Uh… okay crazy lady. I, like, didn’t even know her name (I think it was Melissa, but that’s only because she had a necklace that said “Melissa”, she certainly never introduced herself). She was already being kind of annoying, I couldn’t even go outside for fresh air without her dragging me back inside to dance. Like she was afraid I’d get spirited away by dragons if I left her cone of vision.

The thing is, she was really cute, and other than the weirdness she was pretty nice. If she’d asked me to the dance I probably would have said yes! Hell, we may have even ended up dating! But holy crap if you want to instantly shoot your chances in the foot hover around someone incessantly and then say you’re in a relationship after knowing them for an hour and a half.

Needless to say, I found a great excuse to not sit next to her on the bus ride home. And then she kept calling me after looking me up in the camp phone directory, even after I rather explicitly said “no”.

Jesus effing Christ.

Yes, indeed. I was pretty far into Nice Guy Land as a teenager, and a I have crazy, manipulative ex who was actually responsible for breaking me out of it. I was so emotionally vulnerable that I ended up in a relationship with her because I didn’t really see anyone else who’d date me. She jerked me around so badly and for so long that when I finally did break it off, all of our friends took my side rather enthusiastically and she got cut off so badly from all of our friends that she had a rough few months afterwards.

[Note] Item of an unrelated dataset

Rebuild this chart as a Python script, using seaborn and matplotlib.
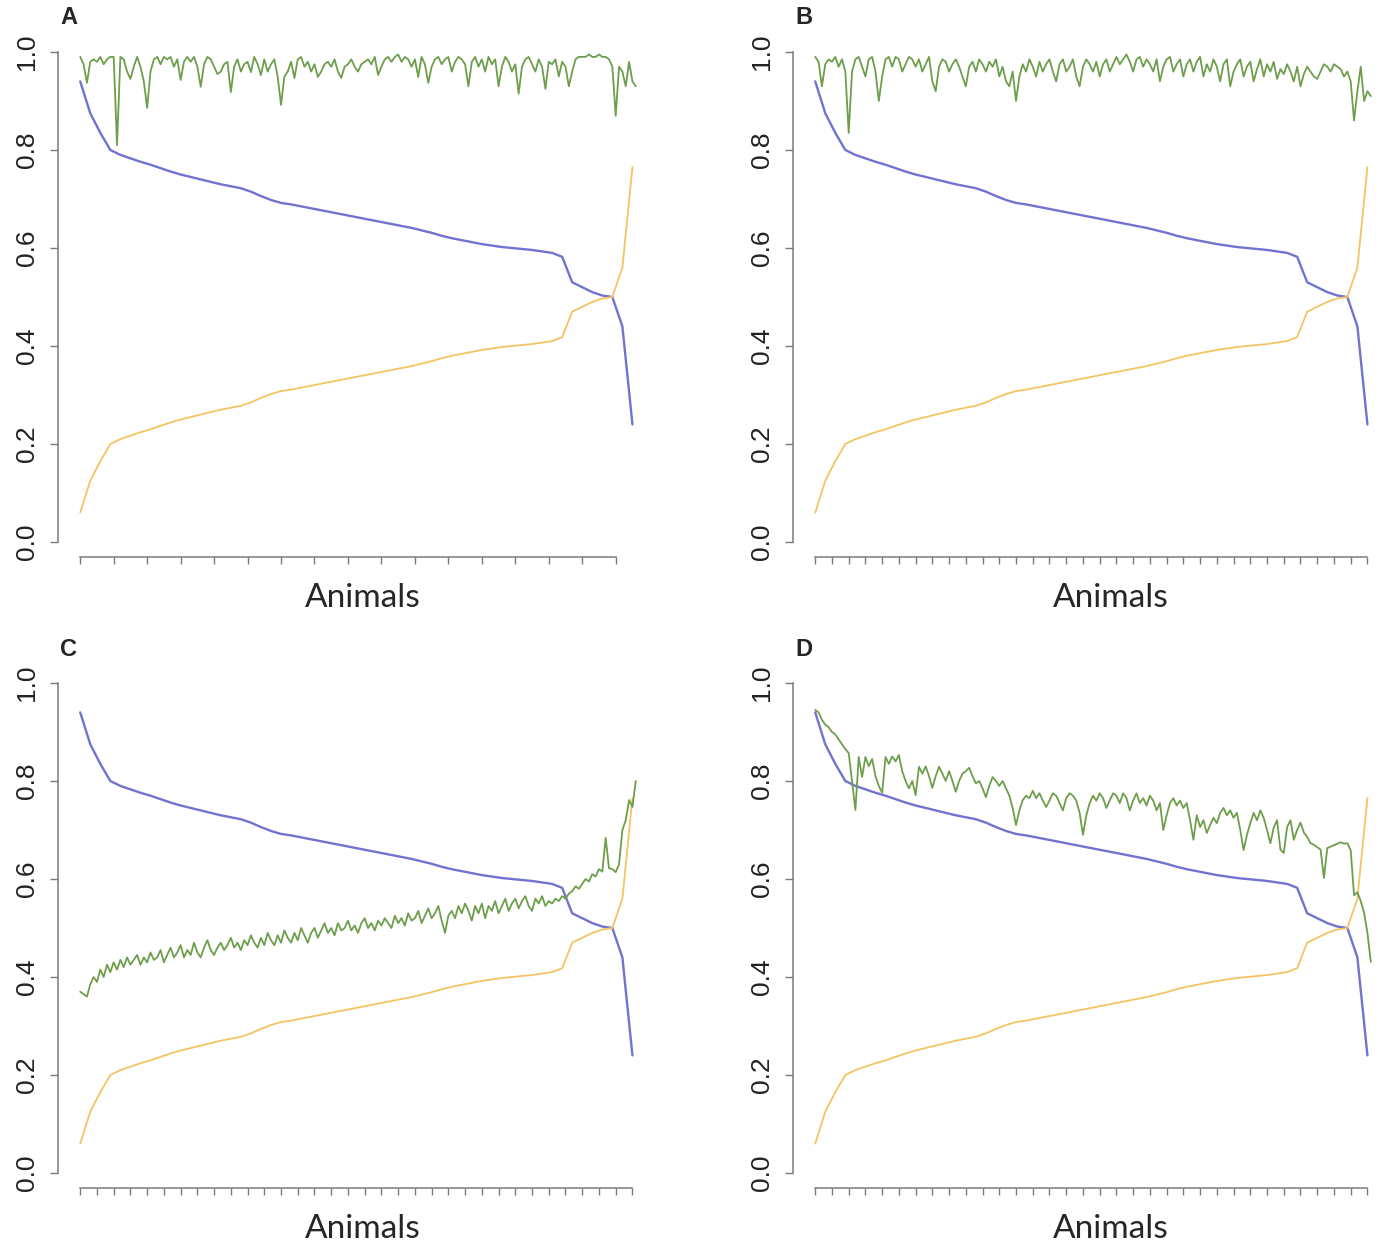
import numpy as np
import matplotlib
matplotlib.use("Agg")
import matplotlib.pyplot as plt
import seaborn as sns

# Animals ordered along the x axis
animals = np.arange(1, 168)
smooth_animals = np.arange(1, 167, 3)

# Smooth curves (same in all four panels), read every 3rd animal
blue_line = [0.940, 0.875, 0.835, 0.800, 0.790, 0.783, 0.776, 0.770, 0.763, 0.756,
             0.750, 0.745, 0.740, 0.735, 0.730, 0.726, 0.722, 0.715, 0.706, 0.698,
             0.692, 0.689, 0.685, 0.681, 0.677, 0.673, 0.669, 0.665, 0.661, 0.657,
             0.653, 0.649, 0.645, 0.641, 0.636, 0.631, 0.625, 0.620, 0.616, 0.612,
             0.608, 0.605, 0.602, 0.600, 0.598, 0.596, 0.593, 0.590, 0.582, 0.530,
             0.520, 0.510, 0.503, 0.500, 0.440, 0.240]
yellow_line = [0.060, 0.125, 0.165, 0.200, 0.210, 0.217, 0.224, 0.230, 0.237, 0.244,
               0.250, 0.255, 0.260, 0.265, 0.270, 0.274, 0.278, 0.285, 0.294, 0.302,
               0.308, 0.311, 0.315, 0.319, 0.323, 0.327, 0.331, 0.335, 0.339, 0.343,
               0.347, 0.351, 0.355, 0.359, 0.364, 0.369, 0.375, 0.380, 0.384, 0.388,
               0.392, 0.395, 0.398, 0.400, 0.402, 0.404, 0.407, 0.410, 0.418, 0.470,
               0.480, 0.490, 0.497, 0.500, 0.560, 0.765]

# Noisy green curve, one per panel
green_a = [0.99, 0.975, 0.937, 0.98, 0.985, 0.98, 0.99, 0.975, 0.985, 0.99,
           0.99, 0.81, 0.99, 0.985, 0.96, 0.945, 0.97, 0.99, 0.97, 0.94,
           0.886, 0.96, 0.985, 0.99, 0.975, 0.99, 0.985, 0.99, 0.97, 0.985,
           0.943, 0.98, 0.99, 0.98, 0.99, 0.97, 0.929, 0.975, 0.99, 0.985,
           0.97, 0.955, 0.96, 0.975, 0.98, 0.918, 0.97, 0.985, 0.96, 0.975,
           0.98, 0.959, 0.99, 0.975, 0.953, 0.985, 0.96, 0.975, 0.985, 0.95,
           0.892, 0.95, 0.96, 0.98, 0.947, 0.985, 0.99, 0.97, 0.98, 0.96,
           0.975, 0.949, 0.96, 0.975, 0.98, 0.97, 0.985, 0.96, 0.947, 0.97,
           0.975, 0.985, 0.97, 0.96, 0.975, 0.98, 0.985, 0.975, 0.99, 0.953,
           0.97, 0.985, 0.99, 0.98, 0.99, 0.995, 0.98, 0.99, 0.985, 0.97,
           0.985, 0.949, 0.99, 0.975, 0.937, 0.97, 0.985, 0.99, 0.975, 0.985,
           0.99, 0.96, 0.98, 0.99, 0.985, 0.975, 0.93, 0.98, 0.99, 0.97,
           0.985, 0.96, 0.99, 0.975, 0.985, 0.93, 0.97, 0.99, 0.98, 0.96,
           0.975, 0.915, 0.97, 0.985, 0.99, 0.975, 0.96, 0.985, 0.97, 0.925,
           0.98, 0.975, 0.985, 0.95, 0.98, 0.97, 0.93, 0.96, 0.985, 0.99,
           0.99, 0.99, 0.995, 0.99, 0.99, 0.995, 0.99, 0.99, 0.985, 0.97,
           0.87, 0.97, 0.96, 0.93, 0.98, 0.94, 0.93]
green_b = [0.99, 0.98, 0.93, 0.975, 0.985, 0.98, 0.99, 0.97, 0.985, 0.96,
           0.835, 0.96, 0.985, 0.99, 0.97, 0.95, 0.985, 0.99, 0.96, 0.90,
           0.95, 0.985, 0.99, 0.97, 0.99, 0.985, 0.96, 0.975, 0.99, 0.985,
           0.97, 0.985, 0.96, 0.975, 0.99, 0.94, 0.92, 0.97, 0.985, 0.98,
           0.96, 0.975, 0.985, 0.97, 0.95, 0.93, 0.97, 0.98, 0.96, 0.985,
           0.975, 0.96, 0.98, 0.97, 0.985, 0.95, 0.97, 0.94, 0.93, 0.96,
           0.90, 0.95, 0.975, 0.96, 0.985, 0.97, 0.95, 0.98, 0.96, 0.975,
           0.985, 0.96, 0.94, 0.975, 0.985, 0.96, 0.97, 0.985, 0.95, 0.93,
           0.97, 0.985, 0.975, 0.96, 0.98, 0.95, 0.975, 0.985, 0.96, 0.975,
           0.99, 0.975, 0.985, 0.995, 0.98, 0.96, 0.985, 0.99, 0.97, 0.985,
           0.975, 0.96, 0.985, 0.94, 0.97, 0.985, 0.99, 0.96, 0.975, 0.985,
           0.95, 0.975, 0.985, 0.96, 0.98, 0.99, 0.95, 0.975, 0.96, 0.985,
           0.97, 0.94, 0.975, 0.985, 0.93, 0.96, 0.975, 0.985, 0.95, 0.97,
           0.98, 0.94, 0.965, 0.985, 0.95, 0.975, 0.96, 0.98, 0.945, 0.965,
           0.955, 0.975, 0.96, 0.94, 0.97, 0.93, 0.955, 0.97, 0.96, 0.95,
           0.945, 0.96, 0.975, 0.97, 0.96, 0.975, 0.97, 0.965, 0.95, 0.96,
           0.94, 0.86, 0.92, 0.97, 0.90, 0.92, 0.91]
green_c = [0.37, 0.365, 0.36, 0.385, 0.40, 0.39, 0.415, 0.40, 0.425, 0.41,
           0.43, 0.415, 0.435, 0.42, 0.44, 0.425, 0.435, 0.445, 0.425, 0.44,
           0.43, 0.45, 0.435, 0.44, 0.455, 0.43, 0.445, 0.46, 0.44, 0.45,
           0.465, 0.44, 0.455, 0.445, 0.47, 0.45, 0.44, 0.46, 0.475, 0.455,
           0.445, 0.46, 0.47, 0.455, 0.465, 0.48, 0.46, 0.47, 0.455, 0.475,
           0.465, 0.485, 0.47, 0.46, 0.48, 0.465, 0.49, 0.475, 0.465, 0.485,
           0.47, 0.495, 0.48, 0.47, 0.49, 0.475, 0.50, 0.485, 0.47, 0.49,
           0.50, 0.48, 0.495, 0.51, 0.49, 0.50, 0.485, 0.51, 0.495, 0.50,
           0.515, 0.495, 0.505, 0.49, 0.51, 0.52, 0.50, 0.51, 0.495, 0.515,
           0.505, 0.52, 0.51, 0.50, 0.525, 0.51, 0.52, 0.505, 0.53, 0.515,
           0.52, 0.535, 0.51, 0.525, 0.54, 0.52, 0.53, 0.545, 0.515, 0.49,
           0.525, 0.535, 0.52, 0.545, 0.53, 0.55, 0.535, 0.515, 0.545, 0.53,
           0.55, 0.52, 0.545, 0.535, 0.555, 0.53, 0.545, 0.56, 0.535, 0.55,
           0.56, 0.54, 0.555, 0.565, 0.545, 0.535, 0.56, 0.55, 0.565, 0.545,
           0.555, 0.55, 0.56, 0.555, 0.565, 0.56, 0.57, 0.575, 0.585, 0.58,
           0.59, 0.60, 0.595, 0.61, 0.605, 0.62, 0.615, 0.684, 0.622, 0.62,
           0.614, 0.63, 0.70, 0.72, 0.761, 0.747, 0.80]
green_d = [0.945, 0.94, 0.925, 0.915, 0.91, 0.90, 0.895, 0.885, 0.875, 0.865,
           0.857, 0.80, 0.741, 0.849, 0.808, 0.849, 0.83, 0.845, 0.81, 0.79,
           0.776, 0.849, 0.835, 0.85, 0.84, 0.853, 0.82, 0.80, 0.785, 0.80,
           0.771, 0.829, 0.815, 0.83, 0.81, 0.786, 0.81, 0.829, 0.815, 0.80,
           0.82, 0.80, 0.778, 0.80, 0.815, 0.82, 0.827, 0.81, 0.795, 0.80,
           0.785, 0.767, 0.79, 0.808, 0.80, 0.79, 0.80, 0.785, 0.77, 0.745,
           0.71, 0.74, 0.761, 0.77, 0.765, 0.78, 0.765, 0.775, 0.76, 0.747,
           0.76, 0.775, 0.77, 0.755, 0.74, 0.765, 0.775, 0.77, 0.76, 0.735,
           0.69, 0.73, 0.755, 0.77, 0.76, 0.775, 0.765, 0.745, 0.76, 0.775,
           0.77, 0.755, 0.775, 0.765, 0.74, 0.76, 0.775, 0.755, 0.765, 0.75,
           0.77, 0.76, 0.74, 0.755, 0.70, 0.73, 0.755, 0.765, 0.75, 0.76,
           0.745, 0.755, 0.72, 0.68, 0.73, 0.706, 0.72, 0.694, 0.71, 0.725,
           0.714, 0.735, 0.745, 0.73, 0.74, 0.725, 0.735, 0.70, 0.659, 0.69,
           0.714, 0.735, 0.72, 0.74, 0.725, 0.70, 0.673, 0.705, 0.72, 0.66,
           0.653, 0.706, 0.72, 0.68, 0.70, 0.715, 0.695, 0.686, 0.673, 0.67,
           0.665, 0.66, 0.602, 0.663, 0.666, 0.669, 0.672, 0.675, 0.672, 0.673,
           0.659, 0.567, 0.573, 0.555, 0.531, 0.49, 0.431]

panel_labels = ["A", "B", "C", "D"]
greens = [green_a, green_b, green_c, green_d]
x_tick_steps = [10, 5, 5, 5]
y_ticks = [0.0, 0.2, 0.4, 0.6, 0.8, 1.0]
y_tick_labels = ["0.0", "0.2", "0.4", "0.6", "0.8", "1.0"]

BLUE = "#7272d0"
YELLOW = "#f3c462"
GREEN = "#6e9e4c"
AXIS_GREY = "#7a7a7a"

sns.set_style("white")
plt.rcParams["font.family"] = ["Liberation Sans", "DejaVu Sans"]

W, H = 1384, 1247
fig = plt.figure(figsize=(W / 100, H / 100), dpi=100)

# pixel layout of each panel: left edge, pixel row of y=1.0
panel_left = [58, 793, 58, 793]
panel_one = [52, 52, 683, 683]
unit = 490.0  # pixels per 1.0 on y
n = len(animals)
xpad = 0.04 * (n - 1)

for k in range(4):
    left = panel_left[k]
    top = panel_one[k] - 20
    bottom = panel_one[k] + unit + 15
    ax = fig.add_axes([left / W, 1 - bottom / H, 600 / W, (bottom - top) / H])

    sns.lineplot(x=smooth_animals, y=blue_line, ax=ax, color=BLUE, linewidth=1.7, estimator=None)
    sns.lineplot(x=smooth_animals, y=yellow_line, ax=ax, color=YELLOW, linewidth=1.3, estimator=None)
    sns.lineplot(x=animals, y=greens[k], ax=ax, color=GREEN, linewidth=1.3, estimator=None)

    ax.set_xlim(1 - xpad, n + xpad)
    ax.set_ylim(-15 / unit, 1 + 20 / unit)

    step = x_tick_steps[k]
    xt = list(range(1, n, step))
    ax.set_xticks(xt)
    ax.set_xticklabels([])
    ax.set_yticks(y_ticks)
    ax.set_yticklabels(y_tick_labels, rotation=90, va="center")
    ax.set_xlabel("")
    ax.set_ylabel("")

    for side in ["top", "right"]:
        ax.spines[side].set_visible(False)
    ax.spines["left"].set_bounds(0, 1)
    ax.spines["bottom"].set_bounds(xt[0], xt[-1])
    for side in ["left", "bottom"]:
        ax.spines[side].set_color(AXIS_GREY)
        ax.spines[side].set_linewidth(1.1)

    ax.tick_params(axis="both", direction="out", length=5.5, width=1.0, color=AXIS_GREY,
                   bottom=True, left=True)
    ax.tick_params(axis="y", labelsize=19, pad=8, labelcolor="#222222")
    ax.tick_params(axis="x", length=5)

    # panel letter and axis title
    fig.text((left + 2) / W, 1 - (panel_one[k] - 34) / H, panel_labels[k],
             fontsize=17, fontweight="bold", ha="left", va="center")
    fig.text((305 + (k % 2) * 748 + 58) / W, 1 - (panel_one[k] + 546) / H, "Animals",
             fontsize=24, family=["Lato", "DejaVu Sans"], ha="center", va="center")

fig.savefig("out.png", dpi=100, facecolor="white")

Thing is, even having a crazy person as a girlfriend raised my self-esteem enough that I was able to date like a normal person afterwards, and I got past the whiny desperate Nice Guy thing without much fall-out into my later life. It worked out OK. Of course, all of those events took place when I was about 16. There’s a big difference between a whiny teenager who grows out of it and the sad man-child in his twenties or thirties who can’t get past it.

True enough, but also Nice Guy =/= Friend Zone guy.
You don’t have to be whiny or feel entitled to end up in a situation where you’re perpetually this close to being her boyfriend.

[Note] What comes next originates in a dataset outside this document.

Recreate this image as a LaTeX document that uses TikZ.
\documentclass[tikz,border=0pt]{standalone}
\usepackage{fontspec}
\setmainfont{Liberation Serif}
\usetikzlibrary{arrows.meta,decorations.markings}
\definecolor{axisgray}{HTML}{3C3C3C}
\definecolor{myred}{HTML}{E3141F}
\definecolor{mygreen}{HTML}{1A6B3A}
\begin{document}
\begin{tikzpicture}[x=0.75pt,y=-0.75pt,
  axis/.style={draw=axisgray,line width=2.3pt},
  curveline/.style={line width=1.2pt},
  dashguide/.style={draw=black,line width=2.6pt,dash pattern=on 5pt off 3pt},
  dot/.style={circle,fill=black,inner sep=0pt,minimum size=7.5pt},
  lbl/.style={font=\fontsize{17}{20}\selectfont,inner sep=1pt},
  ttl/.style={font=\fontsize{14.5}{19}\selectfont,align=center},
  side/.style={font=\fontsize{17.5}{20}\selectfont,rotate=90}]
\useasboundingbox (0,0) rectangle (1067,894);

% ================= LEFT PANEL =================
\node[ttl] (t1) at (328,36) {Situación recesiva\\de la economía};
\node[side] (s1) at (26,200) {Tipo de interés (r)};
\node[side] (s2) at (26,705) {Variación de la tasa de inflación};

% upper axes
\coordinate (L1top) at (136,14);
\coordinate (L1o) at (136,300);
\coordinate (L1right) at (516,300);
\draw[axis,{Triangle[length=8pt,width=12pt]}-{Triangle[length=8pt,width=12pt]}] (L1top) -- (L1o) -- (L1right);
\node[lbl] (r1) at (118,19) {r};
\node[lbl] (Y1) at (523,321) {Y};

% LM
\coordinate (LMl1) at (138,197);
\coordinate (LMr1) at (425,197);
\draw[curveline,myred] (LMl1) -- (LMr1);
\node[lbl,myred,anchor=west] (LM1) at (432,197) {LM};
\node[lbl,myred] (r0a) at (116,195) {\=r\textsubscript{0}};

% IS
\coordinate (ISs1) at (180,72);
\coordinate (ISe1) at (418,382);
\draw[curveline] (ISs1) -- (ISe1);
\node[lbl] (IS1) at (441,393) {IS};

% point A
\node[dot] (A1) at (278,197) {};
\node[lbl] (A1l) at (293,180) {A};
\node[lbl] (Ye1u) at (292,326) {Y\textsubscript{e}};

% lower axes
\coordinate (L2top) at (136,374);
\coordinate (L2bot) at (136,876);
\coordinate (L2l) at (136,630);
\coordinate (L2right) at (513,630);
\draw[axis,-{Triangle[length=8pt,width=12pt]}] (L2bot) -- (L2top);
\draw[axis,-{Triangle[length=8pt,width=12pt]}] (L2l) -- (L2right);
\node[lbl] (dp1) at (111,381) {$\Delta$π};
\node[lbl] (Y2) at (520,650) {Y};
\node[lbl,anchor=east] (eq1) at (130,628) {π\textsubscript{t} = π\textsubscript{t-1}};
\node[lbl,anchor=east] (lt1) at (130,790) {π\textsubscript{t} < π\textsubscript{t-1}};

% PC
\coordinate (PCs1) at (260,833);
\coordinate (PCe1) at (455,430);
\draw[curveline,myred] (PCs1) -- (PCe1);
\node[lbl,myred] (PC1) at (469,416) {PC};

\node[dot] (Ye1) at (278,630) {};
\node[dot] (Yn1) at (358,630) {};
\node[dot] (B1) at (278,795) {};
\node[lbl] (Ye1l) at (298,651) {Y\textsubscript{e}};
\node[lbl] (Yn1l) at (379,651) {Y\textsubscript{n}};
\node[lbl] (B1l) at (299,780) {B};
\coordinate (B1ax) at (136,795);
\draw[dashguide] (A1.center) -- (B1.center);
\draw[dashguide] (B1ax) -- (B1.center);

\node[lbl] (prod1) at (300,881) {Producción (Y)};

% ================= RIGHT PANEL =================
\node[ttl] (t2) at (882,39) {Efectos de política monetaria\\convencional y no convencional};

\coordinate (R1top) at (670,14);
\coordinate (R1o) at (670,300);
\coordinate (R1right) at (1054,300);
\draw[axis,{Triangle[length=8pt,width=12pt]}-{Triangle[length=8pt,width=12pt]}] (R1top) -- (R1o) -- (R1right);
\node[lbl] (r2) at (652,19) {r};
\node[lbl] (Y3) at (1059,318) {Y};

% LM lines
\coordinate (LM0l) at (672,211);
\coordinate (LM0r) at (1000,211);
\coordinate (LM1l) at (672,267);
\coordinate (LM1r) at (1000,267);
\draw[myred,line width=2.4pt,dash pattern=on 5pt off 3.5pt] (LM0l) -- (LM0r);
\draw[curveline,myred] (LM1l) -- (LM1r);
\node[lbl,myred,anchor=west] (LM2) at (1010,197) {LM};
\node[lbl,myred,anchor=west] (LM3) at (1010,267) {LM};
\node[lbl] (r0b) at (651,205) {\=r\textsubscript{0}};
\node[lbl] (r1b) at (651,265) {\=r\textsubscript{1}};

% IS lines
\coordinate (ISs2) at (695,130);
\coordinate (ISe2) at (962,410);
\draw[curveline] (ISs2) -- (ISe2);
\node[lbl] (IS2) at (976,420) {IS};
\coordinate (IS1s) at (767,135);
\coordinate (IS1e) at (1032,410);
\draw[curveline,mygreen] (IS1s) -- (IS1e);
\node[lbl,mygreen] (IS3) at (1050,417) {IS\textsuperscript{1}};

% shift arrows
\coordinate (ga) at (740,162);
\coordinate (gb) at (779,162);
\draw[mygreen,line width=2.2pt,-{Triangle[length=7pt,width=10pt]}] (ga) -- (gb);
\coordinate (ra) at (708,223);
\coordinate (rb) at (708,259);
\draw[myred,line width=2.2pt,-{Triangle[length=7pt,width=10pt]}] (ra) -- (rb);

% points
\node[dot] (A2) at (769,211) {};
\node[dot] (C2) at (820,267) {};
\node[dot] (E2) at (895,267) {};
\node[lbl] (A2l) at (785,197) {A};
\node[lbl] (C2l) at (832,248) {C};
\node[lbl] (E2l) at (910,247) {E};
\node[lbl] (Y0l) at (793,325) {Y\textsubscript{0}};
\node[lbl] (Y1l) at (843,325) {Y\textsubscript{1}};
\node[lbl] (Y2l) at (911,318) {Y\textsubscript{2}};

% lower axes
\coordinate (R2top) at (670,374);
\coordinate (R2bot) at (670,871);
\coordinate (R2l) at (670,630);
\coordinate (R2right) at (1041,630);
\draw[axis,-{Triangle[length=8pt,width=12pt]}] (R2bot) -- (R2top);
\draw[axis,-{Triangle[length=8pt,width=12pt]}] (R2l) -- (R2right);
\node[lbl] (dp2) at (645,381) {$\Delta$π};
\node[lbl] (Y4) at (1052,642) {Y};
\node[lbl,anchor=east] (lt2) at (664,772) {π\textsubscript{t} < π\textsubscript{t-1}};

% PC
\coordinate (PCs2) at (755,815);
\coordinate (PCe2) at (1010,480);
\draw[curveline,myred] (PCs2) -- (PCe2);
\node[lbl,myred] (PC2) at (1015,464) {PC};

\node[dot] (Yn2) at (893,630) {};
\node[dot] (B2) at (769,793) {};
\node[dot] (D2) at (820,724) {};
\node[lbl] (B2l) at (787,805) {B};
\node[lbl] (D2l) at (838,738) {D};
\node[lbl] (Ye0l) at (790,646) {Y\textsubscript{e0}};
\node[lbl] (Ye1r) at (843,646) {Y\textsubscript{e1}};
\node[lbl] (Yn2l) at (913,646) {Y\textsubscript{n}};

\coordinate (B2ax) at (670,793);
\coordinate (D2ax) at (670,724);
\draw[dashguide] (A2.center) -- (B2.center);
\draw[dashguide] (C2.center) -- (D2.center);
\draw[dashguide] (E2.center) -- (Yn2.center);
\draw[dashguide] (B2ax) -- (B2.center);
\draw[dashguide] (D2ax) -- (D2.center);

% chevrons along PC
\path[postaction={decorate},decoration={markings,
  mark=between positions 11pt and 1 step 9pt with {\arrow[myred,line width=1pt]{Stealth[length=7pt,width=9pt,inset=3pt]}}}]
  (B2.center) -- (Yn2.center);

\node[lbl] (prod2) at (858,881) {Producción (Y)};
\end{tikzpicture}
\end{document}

But I’m glad that you were able to emerge from your experience positively.

Since for guys attributes like confidence are so important, it’s easy for one bad relationship to cause a change in behaviour and expectation that makes further bad relationships more likely. This is how you can get to a situation where otherwise quite normal guys can be in their 20s and 30s and still spectacularly bad at starting and maintaining relationships.

You’re right that early bad experiences can make it harder to break out of it. Spectacularly bad is exactly how I would describe myself up until about thirty. It can become a vicious cycle.

I mean I never bought the idea that women always want to date bad boys or that you have to be a jerk to attract women. I still very rarely see any women who put up with a guy who is actually jerk to them.

And it kinda perplexes me. I read the same literature and forums that these guys did. I even tried some techniques out and got success. Yet not once did I get this idea that women were inferior or existed for my pleasure. Heck, what I took away was that a “ladies man” is both interested in people as people.

How did they get such a completely different message? I can only think it’s because they weren’t looking beyond their own experience. They didn’t check in with the real world. I actually knew people who were good at this sort of thing–and they were all cool and fun people.

There was just no way Curtis, Ryan, Jordan, Aaron, Eric, Caleb, Dustin, etc were jerks. Heck, Dustin was pretty much the nicest and shiest guy I know. Actually being a jerk clearly was not it.

Oh, absolutely. I have a good male friend who is perpetually sabotaging himself in terms of dating. He falls so hard and so fast and so frequently for different girls that he comes across as desperate, which, of course, he is. It’s a damn shame, because he’s smart, charming, and kind. But he can’t break the cycle, and it’s self-reinforcing, especially in the small academic circles he’s been in for the last seven years or so. Once you get a reputation as Desperate Guy, it’s hard to break.